- [AIM OF THE TASK]: Set the lines down again exactly, first line through the line that contains "el.innerHTML=html;", with no pictures.

________________________________________

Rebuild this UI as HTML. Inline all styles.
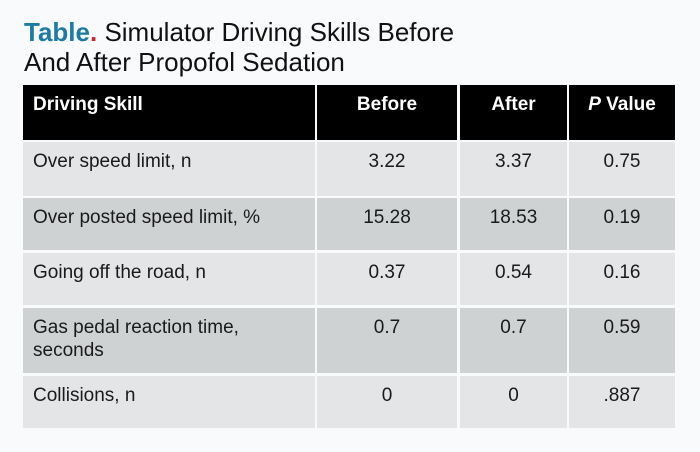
<!DOCTYPE html>
<html><head><meta charset="utf-8"><style>
body{margin:0;width:700px;height:452px;background:#f9fafb;font-family:"Liberation Sans",Arial,sans-serif;position:relative;overflow:hidden}
.t{position:absolute;left:24px;font-size:26px;color:#111;line-height:30px}
.c{position:absolute;box-sizing:border-box;font-size:19px;color:#1a1a1a;padding-top:8px;line-height:23px}
.h{background:#000;color:#fff;font-weight:bold}
.l{background:#e3e5e6}.d{background:#cfd2d3}
.ctr{text-align:center}.lft{padding-left:10px}
</style></head><body>
<div class="t" style="top:17px"><b style="color:#1b7ba3">Table<span style="color:#c8202f">.</span></b> Simulator Driving Skills Before<br>And After Propofol Sedation</div>
<div id="tbl"></div>
<script>
const cols=[[23,315],[317,457],[460,567],[569,675]];
const rows=[[85,140],[142,196],[198,250],[253,305],[308,373],[376,428]];
const headers=["Driving Skill","Before","After","<i>P</i> Value"];
const skills=["Over speed limit, n","Over posted speed limit, %","Going off the road, n","Gas pedal reaction time,<br>seconds","Collisions, n"];
const before=["3.22","15.28","0.37","0.7","0"];
const after=["3.37","18.53","0.54","0.7","0"];
const pvals=["0.75","0.19","0.16","0.59",".887"];
const tbl=document.getElementById('tbl');
function cell(r,c,html,cls,name){
  const el=document.createElement('div');
  el.className='c '+cls+(c===0?' lft':' ctr');
  el.style.left=cols[c][0]+'px';el.style.width=(cols[c][1]-cols[c][0])+'px';
  el.style.top=rows[r][0]+'px';el.style.height=(rows[r][1]-rows[r][0])+'px';
  el.innerHTML=html;
  
  
  tbl.appendChild(el);
}
headers.forEach((h,c)=>cell(0,c,h,'h','header-cell'));
for(let i=0;i<skills.length;i++){
  const cls=i%2===0?'l':'d';
  cell(i+1,0,skills[i],cls,'skill-cell');
  cell(i+1,1,before[i],cls,'before-cell');
  cell(i+1,2,after[i],cls,'after-cell');
  cell(i+1,3,pvals[i],cls,'p-value-cell');
}
</script>
</body></html>
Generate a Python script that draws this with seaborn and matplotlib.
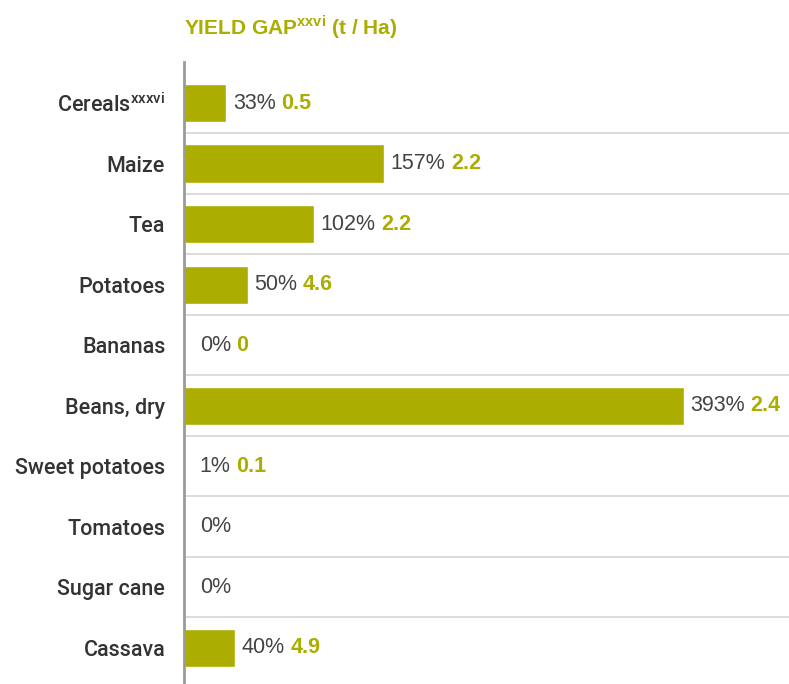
import matplotlib
matplotlib.use("Agg")
import matplotlib.pyplot as plt
import seaborn as sns
import pandas as pd

# data
crops = ["Cereals$^{\\mathrm{xxxvi}}$", "Maize", "Tea", "Potatoes", "Bananas",
         "Beans, dry", "Sweet potatoes", "Tomatoes", "Sugar cane", "Cassava"]
gap_pct = [33, 157, 102, 50, 0, 393, 1, 0, 0, 40]
gap_tha = ["0.5", "2.2", "2.2", "4.6", "0", "2.4", "0.1", "", "", "4.9"]

olive = "#ABAD00"
dark = "#444444"

sns.set_theme(style="white")
plt.rcParams["font.family"] = ["Liberation Sans", "DejaVu Sans"]
plt.rcParams["mathtext.fontset"] = "custom"
plt.rcParams["mathtext.rm"] = "Roboto:medium"
plt.rcParams["mathtext.bf"] = "Liberation Sans:bold"

df = pd.DataFrame({"crop": crops, "pct": gap_pct, "tha": gap_tha})

fig = plt.figure(figsize=(7.89, 6.84), dpi=100)
ax = fig.add_axes([184 / 789, 0, 1 - 184 / 789, 1 - 62 / 684])

sns.barplot(data=df, x="pct", y="crop", color=olive, saturation=1,
            width=0.63, orient="h", ax=ax)

ax.set_xlim(0, 476)
ax.set_ylim(9.6, -0.678)

# row separators
for i in range(len(crops) - 1):
    ax.axhline(i + 0.5, color="#d8d8d8", lw=1.3, zorder=0)

for i, row in df.iterrows():
    t1 = ax.annotate(f"{row.pct}%", xy=(max(row.pct, 7), i), xytext=(5, 0),
                     textcoords="offset points", va="center", ha="left",
                     fontsize=15.5, color=dark)
    if row.tha:
        ax.annotate(row.tha, xy=(1, 0), xycoords=t1, xytext=(4, 0),
                    textcoords="offset points", va="bottom", ha="left",
                    fontsize=15.5, color=olive, fontweight="bold")

ax.set_xlabel("")
ax.set_ylabel("")
ax.set_xticks([])
ax.tick_params(axis="y", length=0, pad=13.5, labelsize=15.5, labelcolor="#333333")
for lab in ax.get_yticklabels():
    lab.set_fontfamily(["Roboto", "DejaVu Sans"])
    lab.set_fontweight("medium")
for s in ["top", "right", "bottom"]:
    ax.spines[s].set_visible(False)
ax.spines["left"].set_color("#9a9a9a")
ax.spines["left"].set_linewidth(2)

fig.text(184 / 789, 1 - 27 / 684, "YIELD GAP$^{\\mathbf{xxvi}}$ (t / Ha)",
         fontsize=15, fontweight="bold", color=olive, ha="left", va="center")

fig.savefig("out.png", dpi=100)
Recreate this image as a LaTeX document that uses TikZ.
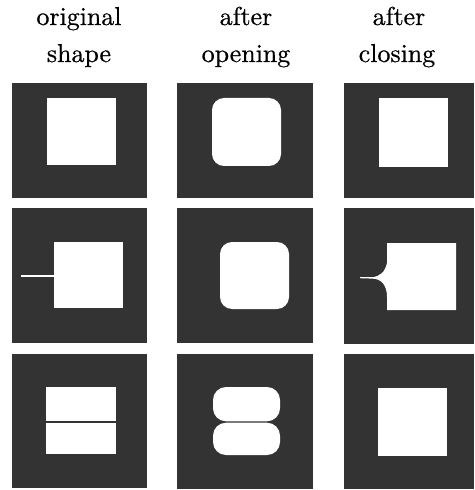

________________________________________

- [WRITTEN ANSWER]:
Rebuild this UI as HTML. Inline all styles.
<!DOCTYPE html>
<html><head><meta charset="utf-8"><style>
body{margin:0;width:700px;height:452px;background:#f9fafb;font-family:"Liberation Sans",Arial,sans-serif;position:relative;overflow:hidden}
.t{position:absolute;left:24px;font-size:26px;color:#111;line-height:30px}
.c{position:absolute;box-sizing:border-box;font-size:19px;color:#1a1a1a;padding-top:8px;line-height:23px}
.h{background:#000;color:#fff;font-weight:bold}
.l{background:#e3e5e6}.d{background:#cfd2d3}
.ctr{text-align:center}.lft{padding-left:10px}
</style></head><body>
<div class="t" style="top:17px"><b style="color:#1b7ba3">Table<span style="color:#c8202f">.</span></b> Simulator Driving Skills Before<br>And After Propofol Sedation</div>
<div id="tbl"></div>
<script>
const cols=[[23,315],[317,457],[460,567],[569,675]];
const rows=[[85,140],[142,196],[198,250],[253,305],[308,373],[376,428]];
const headers=["Driving Skill","Before","After","<i>P</i> Value"];
const skills=["Over speed limit, n","Over posted speed limit, %","Going off the road, n","Gas pedal reaction time,<br>seconds","Collisions, n"];
const before=["3.22","15.28","0.37","0.7","0"];
const after=["3.37","18.53","0.54","0.7","0"];
const pvals=["0.75","0.19","0.16","0.59",".887"];
const tbl=document.getElementById('tbl');
function cell(r,c,html,cls,name){
  const el=document.createElement('div');
  el.className='c '+cls+(c===0?' lft':' ctr');
  el.style.left=cols[c][0]+'px';el.style.width=(cols[c][1]-cols[c][0])+'px';
  el.style.top=rows[r][0]+'px';el.style.height=(rows[r][1]-rows[r][0])+'px';
  el.innerHTML=html;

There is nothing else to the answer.